Nos hacemos mayores, pero no cambiamos. Nos volvemos más refinados, pero en el fondo seguimos siendo como cuando éramos pequeños, criaturas que esperan ansiosamente que les cuenten otra historia, y la siguiente, y otra más. Durante años, en todos los países del mundo occidental, se han publicado numerosos artículos que lamentan el hecho de que se leen cada vez menos libros, de que hemos entrado en lo que algunos llaman la «era posliteraria». Puede que sea cierto, pero de todos modos no ha disminuido por eso la universal avidez por el relato. Al fin y al cabo, la novela no es el único venero de historias. El cine, la televisión y hasta los tebeos producen obras de ficción en cantidades industriales, y el público continúa tragándoselas con gran pasión. Ello se debe a la necesidad de historias que tiene el ser humano. Las necesita casi tanto como el comer, y sea cual sea la forma en que se presenten -en la página impresa o en la pantalla de televisión-, resultaría imposible imaginar la vida sin ellas.

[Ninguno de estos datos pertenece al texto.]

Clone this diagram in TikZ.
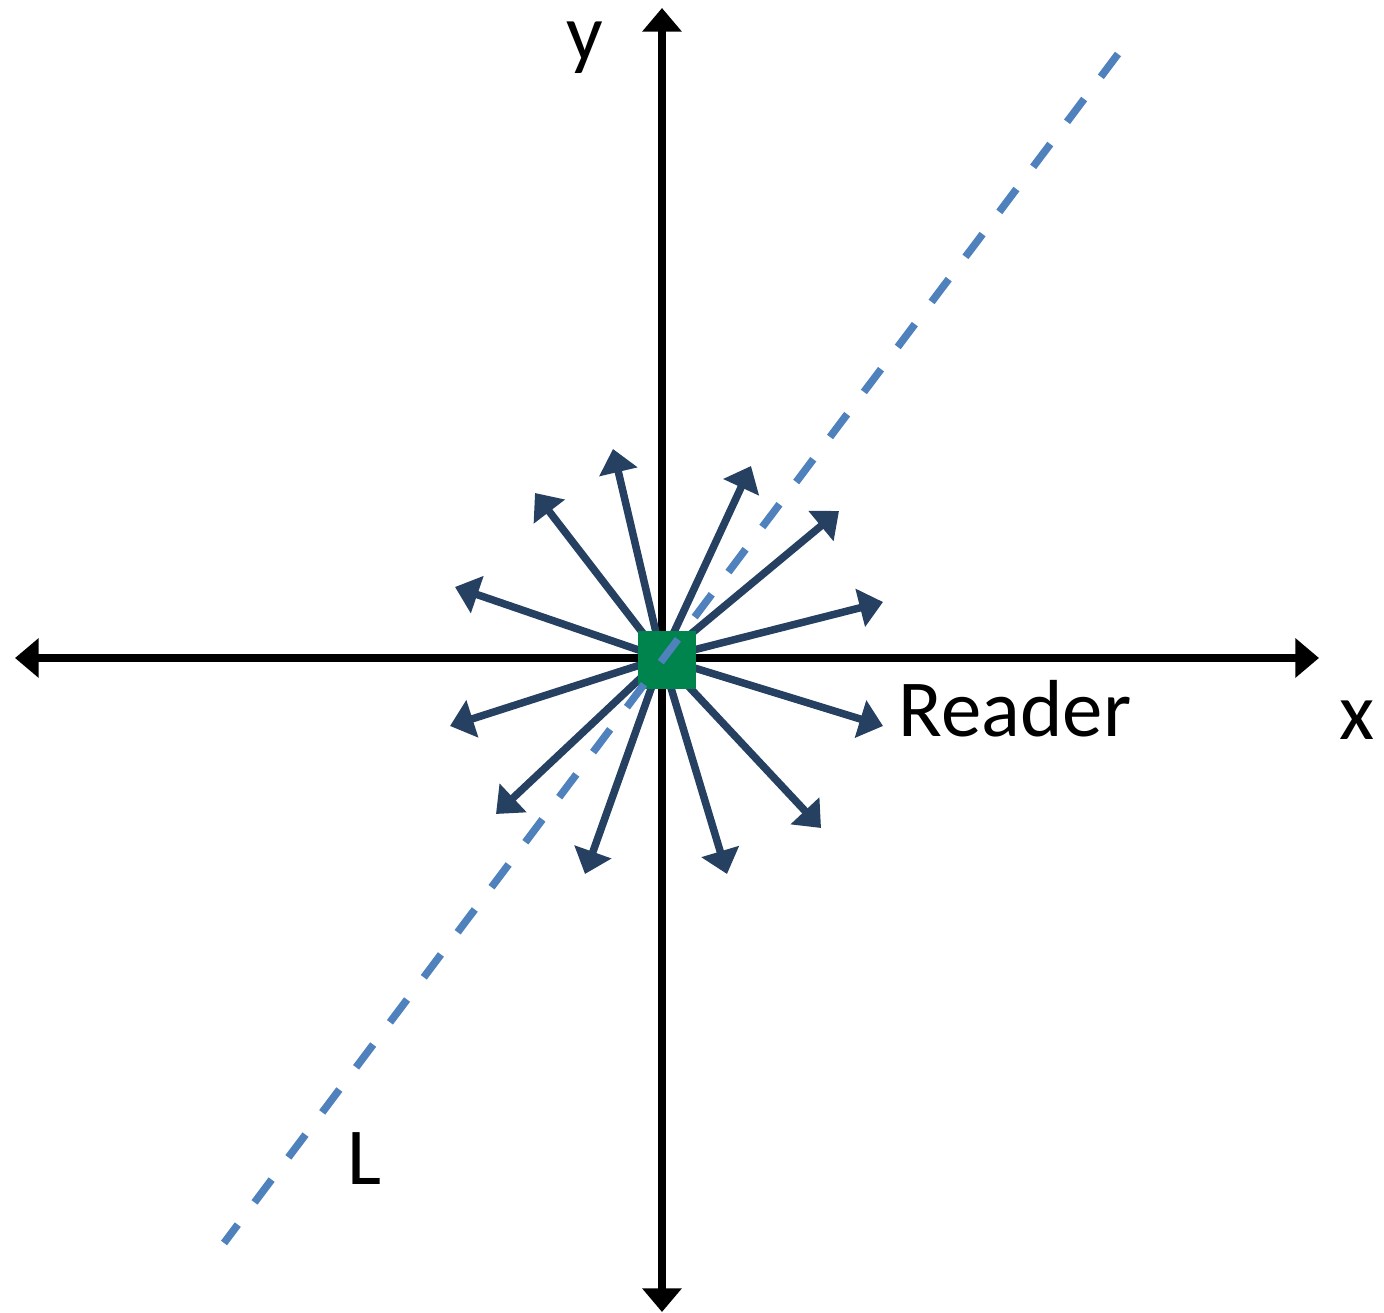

De todos modos, en lo que respecta al estado de la novela, al futuro de la novela, me siento bastante optimista. Hablar de cantidad no sirve de nada cuando nos referimos a los libros; porque no hay más que un lector, sólo un lector en todas y cada una de las veces. Lo que explica el particular influjo de la novela, y por qué, en mi opinión, nunca desaparecerá como forma literaria. La novela es una colaboración a partes iguales entre el escritor y el lector, y constituye el único lugar del mundo donde dos extraños pueden encontrarse en condiciones de absoluta intimidad. Me he pasado la vida entablando conversación con gente que nunca he visto, con personas que jamás conoceré, y así espero seguir hasta el día en que exhale mi último aliento.
Nunca he querido trabajar en otra cosa.